> _What the task asks_
Return the material exactly, first line through the line containing "from matplotlib.transforms import", and nothing more. Pictures stay out.

> _Data_
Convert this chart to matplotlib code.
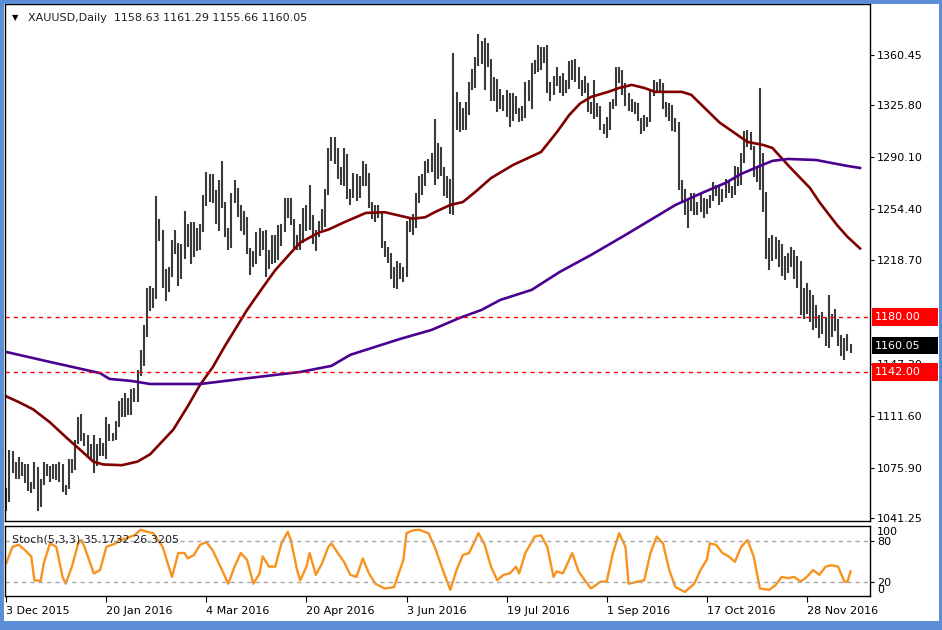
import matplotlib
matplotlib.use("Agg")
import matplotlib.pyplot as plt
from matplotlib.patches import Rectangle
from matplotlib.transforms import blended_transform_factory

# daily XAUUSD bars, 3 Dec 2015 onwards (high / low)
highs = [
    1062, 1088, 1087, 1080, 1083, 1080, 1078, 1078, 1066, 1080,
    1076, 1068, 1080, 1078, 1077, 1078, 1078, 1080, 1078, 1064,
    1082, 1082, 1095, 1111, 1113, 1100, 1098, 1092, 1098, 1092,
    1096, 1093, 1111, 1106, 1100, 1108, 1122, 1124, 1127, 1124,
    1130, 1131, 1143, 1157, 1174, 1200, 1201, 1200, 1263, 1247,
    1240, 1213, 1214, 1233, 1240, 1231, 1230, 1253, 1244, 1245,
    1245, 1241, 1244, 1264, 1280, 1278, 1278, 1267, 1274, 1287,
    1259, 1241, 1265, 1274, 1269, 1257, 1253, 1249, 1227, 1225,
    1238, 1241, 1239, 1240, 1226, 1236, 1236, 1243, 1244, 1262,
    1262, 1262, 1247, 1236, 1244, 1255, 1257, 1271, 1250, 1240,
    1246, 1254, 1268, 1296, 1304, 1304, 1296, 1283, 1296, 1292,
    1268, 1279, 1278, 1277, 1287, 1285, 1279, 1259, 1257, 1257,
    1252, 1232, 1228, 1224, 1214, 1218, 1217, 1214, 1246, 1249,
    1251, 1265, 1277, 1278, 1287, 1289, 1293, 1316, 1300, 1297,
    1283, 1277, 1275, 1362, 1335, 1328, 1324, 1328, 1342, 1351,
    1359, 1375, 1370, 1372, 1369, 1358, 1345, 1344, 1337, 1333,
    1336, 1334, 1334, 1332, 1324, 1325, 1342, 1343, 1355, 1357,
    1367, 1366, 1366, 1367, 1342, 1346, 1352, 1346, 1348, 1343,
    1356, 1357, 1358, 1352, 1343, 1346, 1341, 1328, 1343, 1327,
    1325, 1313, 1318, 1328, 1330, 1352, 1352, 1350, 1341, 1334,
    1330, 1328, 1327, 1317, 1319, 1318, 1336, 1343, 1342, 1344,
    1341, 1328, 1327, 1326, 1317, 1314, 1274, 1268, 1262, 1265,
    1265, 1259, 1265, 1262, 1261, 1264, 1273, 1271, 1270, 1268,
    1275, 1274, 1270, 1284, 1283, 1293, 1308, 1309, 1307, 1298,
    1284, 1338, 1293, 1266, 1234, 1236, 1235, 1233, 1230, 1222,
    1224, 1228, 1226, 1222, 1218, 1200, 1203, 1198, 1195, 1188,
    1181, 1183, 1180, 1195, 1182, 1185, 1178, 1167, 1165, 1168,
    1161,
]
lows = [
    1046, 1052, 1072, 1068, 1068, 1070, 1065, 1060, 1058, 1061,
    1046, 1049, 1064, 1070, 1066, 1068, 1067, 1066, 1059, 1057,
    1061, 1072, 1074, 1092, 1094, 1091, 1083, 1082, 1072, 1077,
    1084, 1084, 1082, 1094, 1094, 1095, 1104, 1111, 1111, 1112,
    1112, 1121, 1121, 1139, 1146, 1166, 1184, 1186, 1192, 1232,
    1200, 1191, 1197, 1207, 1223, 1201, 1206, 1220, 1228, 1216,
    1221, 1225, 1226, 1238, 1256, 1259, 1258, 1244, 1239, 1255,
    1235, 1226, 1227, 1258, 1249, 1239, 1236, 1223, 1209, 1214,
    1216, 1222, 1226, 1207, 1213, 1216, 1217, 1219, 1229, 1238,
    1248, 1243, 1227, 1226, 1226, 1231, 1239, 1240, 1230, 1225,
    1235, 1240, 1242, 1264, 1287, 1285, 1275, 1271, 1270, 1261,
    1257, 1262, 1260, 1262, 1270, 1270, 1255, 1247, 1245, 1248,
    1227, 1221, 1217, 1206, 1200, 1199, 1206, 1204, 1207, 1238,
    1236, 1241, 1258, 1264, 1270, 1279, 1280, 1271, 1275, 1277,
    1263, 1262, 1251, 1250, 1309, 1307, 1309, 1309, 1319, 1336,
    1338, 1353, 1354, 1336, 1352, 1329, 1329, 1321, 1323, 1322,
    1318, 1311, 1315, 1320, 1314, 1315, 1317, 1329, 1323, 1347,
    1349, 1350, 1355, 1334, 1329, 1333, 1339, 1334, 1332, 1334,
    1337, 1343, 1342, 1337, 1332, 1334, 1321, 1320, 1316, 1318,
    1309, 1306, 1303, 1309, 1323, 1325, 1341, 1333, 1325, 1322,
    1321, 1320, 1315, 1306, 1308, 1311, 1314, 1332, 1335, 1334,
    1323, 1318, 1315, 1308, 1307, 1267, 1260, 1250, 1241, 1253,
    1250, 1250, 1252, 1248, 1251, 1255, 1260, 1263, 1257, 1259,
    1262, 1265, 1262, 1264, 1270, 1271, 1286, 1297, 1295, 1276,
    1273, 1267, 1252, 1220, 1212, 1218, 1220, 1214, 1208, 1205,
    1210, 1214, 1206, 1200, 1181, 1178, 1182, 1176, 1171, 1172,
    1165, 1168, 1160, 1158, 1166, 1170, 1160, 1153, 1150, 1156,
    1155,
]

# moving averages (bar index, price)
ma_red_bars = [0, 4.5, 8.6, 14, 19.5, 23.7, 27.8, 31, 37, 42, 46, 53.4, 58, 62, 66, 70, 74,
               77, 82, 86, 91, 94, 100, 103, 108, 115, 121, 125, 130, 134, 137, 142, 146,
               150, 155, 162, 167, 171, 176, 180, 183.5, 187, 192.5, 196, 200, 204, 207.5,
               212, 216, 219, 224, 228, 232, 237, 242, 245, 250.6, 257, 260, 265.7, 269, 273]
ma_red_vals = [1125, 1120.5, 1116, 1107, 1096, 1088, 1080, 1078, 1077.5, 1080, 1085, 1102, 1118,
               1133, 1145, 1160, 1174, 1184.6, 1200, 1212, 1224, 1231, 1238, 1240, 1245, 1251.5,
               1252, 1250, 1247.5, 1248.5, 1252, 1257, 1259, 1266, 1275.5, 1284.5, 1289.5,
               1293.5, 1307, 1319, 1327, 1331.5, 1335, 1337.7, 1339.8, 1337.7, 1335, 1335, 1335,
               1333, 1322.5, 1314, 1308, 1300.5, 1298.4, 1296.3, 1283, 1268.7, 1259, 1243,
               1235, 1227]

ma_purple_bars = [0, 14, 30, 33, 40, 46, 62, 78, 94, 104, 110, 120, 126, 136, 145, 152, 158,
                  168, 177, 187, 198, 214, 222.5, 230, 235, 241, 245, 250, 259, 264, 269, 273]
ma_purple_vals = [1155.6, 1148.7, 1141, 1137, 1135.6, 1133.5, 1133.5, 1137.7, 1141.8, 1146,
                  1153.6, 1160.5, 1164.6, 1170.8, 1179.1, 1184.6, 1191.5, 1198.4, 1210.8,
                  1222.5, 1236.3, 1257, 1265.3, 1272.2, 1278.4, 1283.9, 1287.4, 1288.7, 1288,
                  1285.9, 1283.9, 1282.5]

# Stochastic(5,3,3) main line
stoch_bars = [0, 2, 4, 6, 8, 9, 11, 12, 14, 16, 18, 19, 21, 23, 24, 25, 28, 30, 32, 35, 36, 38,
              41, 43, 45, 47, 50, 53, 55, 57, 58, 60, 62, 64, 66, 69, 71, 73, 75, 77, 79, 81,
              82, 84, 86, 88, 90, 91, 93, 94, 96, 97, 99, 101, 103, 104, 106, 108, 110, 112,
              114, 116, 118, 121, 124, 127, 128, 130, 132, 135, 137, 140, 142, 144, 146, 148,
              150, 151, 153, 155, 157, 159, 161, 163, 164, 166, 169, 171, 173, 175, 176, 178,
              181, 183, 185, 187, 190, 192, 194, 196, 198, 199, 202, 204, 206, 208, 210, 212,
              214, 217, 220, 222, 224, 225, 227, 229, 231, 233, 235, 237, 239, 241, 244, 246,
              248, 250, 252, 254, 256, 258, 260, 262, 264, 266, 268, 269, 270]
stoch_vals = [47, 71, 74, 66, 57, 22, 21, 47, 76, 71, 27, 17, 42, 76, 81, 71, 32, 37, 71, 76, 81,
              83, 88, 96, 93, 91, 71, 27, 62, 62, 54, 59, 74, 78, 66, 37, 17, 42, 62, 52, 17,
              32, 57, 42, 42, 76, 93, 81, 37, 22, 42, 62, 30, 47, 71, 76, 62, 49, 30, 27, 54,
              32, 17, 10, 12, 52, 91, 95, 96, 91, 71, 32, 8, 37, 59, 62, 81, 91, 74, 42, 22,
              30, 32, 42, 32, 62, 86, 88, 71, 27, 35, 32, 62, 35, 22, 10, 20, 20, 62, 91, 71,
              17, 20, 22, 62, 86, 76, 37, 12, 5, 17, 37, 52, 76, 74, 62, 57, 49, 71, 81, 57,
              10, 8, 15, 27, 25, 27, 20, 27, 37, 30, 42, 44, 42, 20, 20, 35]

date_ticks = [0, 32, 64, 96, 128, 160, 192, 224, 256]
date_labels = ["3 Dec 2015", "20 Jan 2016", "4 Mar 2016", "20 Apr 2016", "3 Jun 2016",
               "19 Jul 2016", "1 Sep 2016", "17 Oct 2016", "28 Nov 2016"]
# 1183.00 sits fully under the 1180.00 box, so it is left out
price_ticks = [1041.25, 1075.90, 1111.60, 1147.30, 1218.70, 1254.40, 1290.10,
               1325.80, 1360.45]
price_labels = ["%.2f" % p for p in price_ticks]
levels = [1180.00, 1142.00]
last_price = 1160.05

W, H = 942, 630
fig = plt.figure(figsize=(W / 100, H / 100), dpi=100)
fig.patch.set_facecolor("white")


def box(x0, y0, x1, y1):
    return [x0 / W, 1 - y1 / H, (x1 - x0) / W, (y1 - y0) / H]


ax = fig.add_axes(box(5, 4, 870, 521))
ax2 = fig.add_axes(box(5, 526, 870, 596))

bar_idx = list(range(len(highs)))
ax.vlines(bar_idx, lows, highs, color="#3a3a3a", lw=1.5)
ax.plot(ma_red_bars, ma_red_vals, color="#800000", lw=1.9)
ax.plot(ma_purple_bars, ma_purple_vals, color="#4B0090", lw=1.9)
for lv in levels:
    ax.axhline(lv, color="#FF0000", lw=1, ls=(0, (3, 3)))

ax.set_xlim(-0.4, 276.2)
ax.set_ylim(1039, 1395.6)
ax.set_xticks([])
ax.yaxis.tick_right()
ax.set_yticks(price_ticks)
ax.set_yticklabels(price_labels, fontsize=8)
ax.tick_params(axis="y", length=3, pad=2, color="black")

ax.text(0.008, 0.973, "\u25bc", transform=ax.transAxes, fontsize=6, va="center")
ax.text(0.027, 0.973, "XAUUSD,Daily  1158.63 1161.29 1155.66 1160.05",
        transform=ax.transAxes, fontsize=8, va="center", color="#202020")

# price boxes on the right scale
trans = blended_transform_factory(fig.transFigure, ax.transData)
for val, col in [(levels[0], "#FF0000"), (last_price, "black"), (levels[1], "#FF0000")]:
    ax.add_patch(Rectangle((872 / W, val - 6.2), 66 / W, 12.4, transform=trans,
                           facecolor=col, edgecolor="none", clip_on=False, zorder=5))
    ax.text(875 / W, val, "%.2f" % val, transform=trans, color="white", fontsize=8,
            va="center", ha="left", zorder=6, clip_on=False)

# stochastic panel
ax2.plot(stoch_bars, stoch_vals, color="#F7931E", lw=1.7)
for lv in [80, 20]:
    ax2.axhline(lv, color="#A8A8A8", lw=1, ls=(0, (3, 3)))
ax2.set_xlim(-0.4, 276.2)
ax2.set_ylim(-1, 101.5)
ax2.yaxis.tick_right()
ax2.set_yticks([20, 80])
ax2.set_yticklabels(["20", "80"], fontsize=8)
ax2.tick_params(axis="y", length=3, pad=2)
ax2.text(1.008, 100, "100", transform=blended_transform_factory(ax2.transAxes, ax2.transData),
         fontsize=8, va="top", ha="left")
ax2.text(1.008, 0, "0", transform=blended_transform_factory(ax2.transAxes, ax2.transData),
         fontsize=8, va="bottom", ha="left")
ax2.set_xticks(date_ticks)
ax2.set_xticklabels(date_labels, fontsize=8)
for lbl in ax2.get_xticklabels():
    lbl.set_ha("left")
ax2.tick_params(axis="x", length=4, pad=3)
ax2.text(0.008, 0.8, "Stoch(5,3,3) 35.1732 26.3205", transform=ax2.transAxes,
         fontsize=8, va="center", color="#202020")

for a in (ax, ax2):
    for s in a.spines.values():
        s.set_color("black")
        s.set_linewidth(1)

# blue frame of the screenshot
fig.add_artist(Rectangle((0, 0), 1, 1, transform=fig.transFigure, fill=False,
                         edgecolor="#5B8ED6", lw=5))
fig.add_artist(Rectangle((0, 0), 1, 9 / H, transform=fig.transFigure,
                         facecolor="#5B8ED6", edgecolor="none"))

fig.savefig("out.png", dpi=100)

> _Exercise output_
Convert this chart to matplotlib code.
import matplotlib
matplotlib.use("Agg")
import matplotlib.pyplot as plt
from matplotlib.patches import Rectangle
from matplotlib.transforms import blended_transform_factory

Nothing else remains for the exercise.